Trademark, Patents And Designs

By: Legalnaija

For every business, building your brand is not complete without protecting your brand. As entrepreneurs or business owners, you work tirelessly to grow your brand especially as profits only begin to roll in after the brand has been established, and it has become an easy choice for the target market. However, it is commonplace for business owners to overlook the importance of protecting their brands or products.


Trade or Service mark, Patent, and Design are modes of protecting your brand or product (in any market, jurisdiction or territory). Be it a Trade name (a unique mark which differentiates your goods and services from those of other businesses and competitors), a Patent (which protects your new inventions and covers how things work, what they do, how they do it, what they are made of and how they are made) or Designs (which is an appearance of a product, its shape, patterns and colours) business owners need to protect their business, brand and products. Without these protections, businesses are at risk of losing ownership of their brands, inventions or products, or experience infringement on the economic rights attached to a business product, brand name and goodwill or other inventions and creations would be unlawfully exploited. Also, customers are at risk as they are exposed to counterfeit products that pose potential harm to them.

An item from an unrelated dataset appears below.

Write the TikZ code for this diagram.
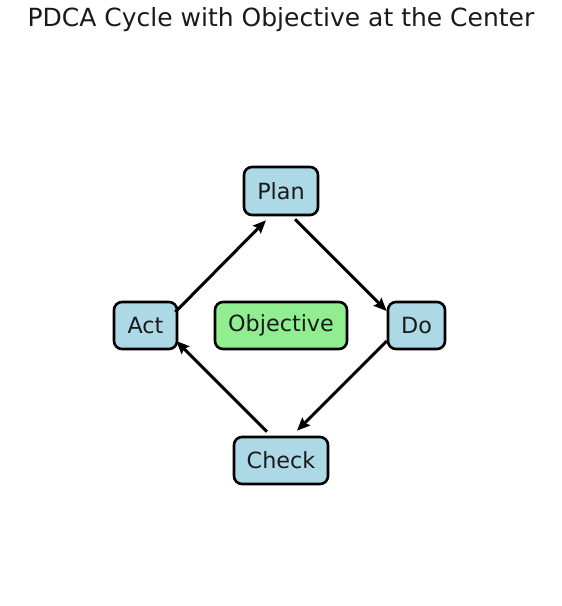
\documentclass[tikz,border=0pt]{standalone}
\usepackage{fontspec}
\setmainfont{DejaVu Sans}
\usetikzlibrary{arrows.meta}
\definecolor{boxblue}{HTML}{ADD8E6}
\definecolor{boxgreen}{HTML}{90EE90}
\definecolor{txt}{HTML}{1A1A1A}
\tikzset{
  stage/.style={draw=black, line width=2.6pt, rounded corners=8pt, fill=boxblue,
    inner sep=0pt, text=txt, font=\fontsize{22.3}{25}\selectfont},
  center/.style={stage, fill=boxgreen},
  flow/.style={line width=3pt, -{Stealth[length=13pt,width=11pt,inset=2pt]}},
}
\begin{document}
\begin{tikzpicture}[x=1pt,y=-1pt]
\useasboundingbox (0,0) rectangle (562,606);
\node[font=\fontsize{25}{29}\selectfont, text=txt] (title) at (281,20) {PDCA Cycle with Objective at the Center};
\node[stage, minimum width=74pt, minimum height=48pt] (plan) at (281,191) {Plan};
\node[stage, minimum width=57pt, minimum height=47pt] (do) at (416.5,325.5) {Do};
\node[stage, minimum width=63pt, minimum height=47pt] (act) at (145.5,325.5) {Act};
\node[stage, minimum width=94pt, minimum height=47pt] (check) at (281,460.5) {Check};
\node[center, minimum width=132pt, minimum height=47pt] (obj) at (281,325.5) {Objective};
\draw[flow] ([xshift=14pt,yshift=-3pt]plan.south) -- ([yshift=14.5pt]do.west);
\draw[flow] ([yshift=-15.5pt]do.west) -- ([xshift=16pt,yshift=5pt]check.north);
\draw[flow] ([xshift=-14pt,yshift=4pt]check.north) -- ([xshift=-2pt,yshift=-15.5pt]act.east);
\draw[flow] ([xshift=-3pt,yshift=13.5pt]act.east) -- ([xshift=-15pt,yshift=-4pt]plan.south);
\end{tikzpicture}
\end{document}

Quite habitually, most business owners do not believe they need to take advantage of any of these legal protections until their business brand has grown to considerable size or products have a large market, however, that could be a mistake.

A notable example is the 2014 dispute between Konga Online Shopping Limited and Rocket Internet GmbH Arnt Jeschke (an international investor in electronic commerce businesses which indirectly controls Ecart Internet Services Nigeria Limited, an online retail company in competition with the Konga in Nigeria and which carries on its Nigerian business under the trade name "Jumia" and uses the domain name <jumia.com.ng>). Konga had filed a complaint with the WIPO Arbitration and Mediation Center on 30th May, 2014 contending that the disputed domain name 'konga.sc' is identical to trademarks in which it has rights, that Rocket has no rights or legitimate interests in the disputed domain name, and that the disputed domain name was registered and is being used in bad faith. Konga also contended that a co-founder of the Rocket had approached its CEO for a partnership deal with Konga which was refused. Since then Rocket had been registering the disputed domain name in several jurisdiction as a bargaining tool to force a partnership deal. In determining the complaint, the first issue for the Panel was the fact that the trademarks relied upon by Konga are applications only which do not appear to have proceeded to grant. The preponderant view of the panel was that until an application proceeds to grant, it does not constitute a trademark in which a complainant has rights. The Panel found that Konga had filed a Trademark application but had not completed the process, hence there was no registered trademark owned by it. Konga further relied on a common law trademark right which the Panel found to be non-existent as Konga failed to show that the name has become a distinctive identifier associated with its brand, its goods or services which it could not establish. Konga provided no evidence of sales under the trademark, media recognition, consumer surveys, advertising or similar which might show that the term "Konga" had become a distinctive identifier associated with its  brand, its goods and services. The complaint was consequently denied.